What is the difference between Visa and Mastercard?
Visa and Mastercard are both four-party card networks that facilitate payments between cardholders, issuing banks, acquiring banks, and merchants. They do not issue cards themselves — banks do. The practical differences for merchants are minimal: both have similar acceptance rates, similar interchange fee structures, and are supported by all major PSPs. For consumers, the differences lie in the specific benefits and rewards offered by the issuing bank, not the network itself. Visa is slightly larger globally by transaction volume, while Mastercard has a marginally higher acceptance rate in some European markets.

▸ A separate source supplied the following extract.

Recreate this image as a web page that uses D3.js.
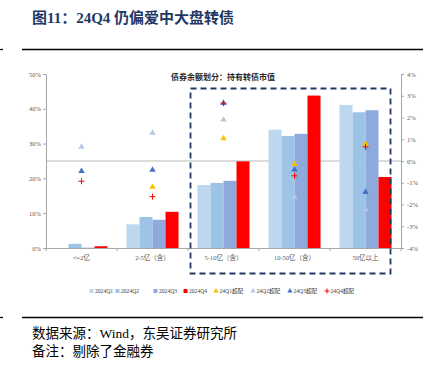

How much do Visa and Mastercard charge merchants?
The total cost to merchants typically ranges from 1.5% to 3.5% per transaction, depending on the region, card type, and PSP. This total includes interchange fees (paid to the issuing bank, ranging from 0.2% in the EU to 2.5%+ in the US for premium credit cards), network assessment fees (paid to Visa/Mastercard, around 0.13-0.15%), and the PSP or acquirer markup (varies by provider). In the EU, consumer debit card interchange is capped at 0.2% and credit at 0.3%, making European card processing significantly cheaper than in the US.

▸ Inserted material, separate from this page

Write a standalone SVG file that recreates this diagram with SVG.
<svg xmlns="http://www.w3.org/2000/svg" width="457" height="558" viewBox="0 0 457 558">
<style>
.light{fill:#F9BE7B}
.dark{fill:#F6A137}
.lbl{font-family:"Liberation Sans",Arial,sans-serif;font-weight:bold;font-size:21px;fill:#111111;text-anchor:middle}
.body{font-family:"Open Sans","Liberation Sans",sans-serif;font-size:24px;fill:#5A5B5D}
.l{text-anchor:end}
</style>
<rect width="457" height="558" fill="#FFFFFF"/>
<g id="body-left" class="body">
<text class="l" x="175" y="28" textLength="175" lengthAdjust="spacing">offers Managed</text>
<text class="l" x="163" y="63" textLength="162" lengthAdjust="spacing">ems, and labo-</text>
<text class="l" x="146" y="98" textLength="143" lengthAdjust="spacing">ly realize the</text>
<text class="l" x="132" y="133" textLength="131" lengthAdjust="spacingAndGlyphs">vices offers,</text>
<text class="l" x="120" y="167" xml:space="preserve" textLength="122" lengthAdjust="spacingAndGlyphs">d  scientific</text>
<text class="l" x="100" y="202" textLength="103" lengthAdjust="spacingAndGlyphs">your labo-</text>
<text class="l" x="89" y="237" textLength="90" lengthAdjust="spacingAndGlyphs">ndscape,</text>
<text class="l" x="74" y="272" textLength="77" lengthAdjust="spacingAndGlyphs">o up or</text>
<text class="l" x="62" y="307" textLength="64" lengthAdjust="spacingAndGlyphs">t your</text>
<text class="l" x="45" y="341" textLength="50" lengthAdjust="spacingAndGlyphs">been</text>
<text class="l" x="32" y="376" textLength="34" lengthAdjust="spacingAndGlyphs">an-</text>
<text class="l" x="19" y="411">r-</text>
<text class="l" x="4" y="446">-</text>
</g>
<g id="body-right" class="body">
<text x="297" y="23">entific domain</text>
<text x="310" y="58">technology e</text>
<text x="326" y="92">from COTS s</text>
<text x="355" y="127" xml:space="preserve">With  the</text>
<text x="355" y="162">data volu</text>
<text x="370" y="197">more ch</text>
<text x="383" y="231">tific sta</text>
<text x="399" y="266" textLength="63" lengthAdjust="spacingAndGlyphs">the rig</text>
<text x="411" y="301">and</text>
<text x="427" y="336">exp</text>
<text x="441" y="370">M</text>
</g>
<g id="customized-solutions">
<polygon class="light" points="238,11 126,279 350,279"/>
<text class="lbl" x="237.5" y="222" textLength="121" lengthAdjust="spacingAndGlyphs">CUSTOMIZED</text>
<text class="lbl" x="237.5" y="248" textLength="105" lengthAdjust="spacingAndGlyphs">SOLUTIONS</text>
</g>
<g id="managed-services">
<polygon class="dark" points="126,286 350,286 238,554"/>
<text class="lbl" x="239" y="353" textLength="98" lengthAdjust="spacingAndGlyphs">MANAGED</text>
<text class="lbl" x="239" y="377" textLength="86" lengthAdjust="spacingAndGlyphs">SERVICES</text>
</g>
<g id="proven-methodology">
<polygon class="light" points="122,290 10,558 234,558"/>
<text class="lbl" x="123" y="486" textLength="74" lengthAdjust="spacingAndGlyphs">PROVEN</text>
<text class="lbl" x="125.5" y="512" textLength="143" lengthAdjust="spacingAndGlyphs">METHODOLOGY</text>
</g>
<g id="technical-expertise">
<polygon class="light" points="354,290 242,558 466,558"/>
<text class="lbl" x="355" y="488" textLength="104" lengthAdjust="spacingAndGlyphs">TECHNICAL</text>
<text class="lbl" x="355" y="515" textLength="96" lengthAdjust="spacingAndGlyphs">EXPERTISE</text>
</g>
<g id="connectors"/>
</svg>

What is 3D Secure and do I need it?
3D Secure (3DS) is an authentication protocol that adds a verification step during online card payments. The cardholder is prompted to confirm their identity through their banking app, SMS code, or biometric. In the EU, 3DS2 is mandatory under PSD2 Strong Customer Authentication (SCA) requirements for most transactions. In other regions, it is optional but recommended as it shifts fraud liability from the merchant to the issuing bank for authenticated transactions. Modern 3DS2 implementations use risk-based authentication, meaning low-risk transactions can be approved without additional steps.
What are chargebacks and how do they affect merchants?
A chargeback occurs when a cardholder disputes a transaction with their issuing bank, which then reverses the payment. Common reasons include fraud (unauthorized use of the card), goods not received, goods not as described, or duplicate charges. Each chargeback costs the merchant the transaction amount plus a chargeback fee ($15-$100). If a merchant's chargeback rate exceeds 0.9-1% of transactions, Visa and Mastercard may place them in monitoring programs with additional fees and requirements, and ultimately terminate their processing privileges.
Can I store customer card details for recurring payments?
Yes, but you must not store raw card numbers. Instead, use tokenization through your PSP, which replaces the actual card number with a secure token. All major PSPs (Stripe, Adyen, Braintree, etc.) provide tokenization that enables card-on-file storage for recurring billing, one-click checkout, and subscription payments while maintaining PCI compliance. Network tokenization (provided by Visa and Mastercard directly) further improves authorization rates and security by updating tokens automatically when cards are reissued.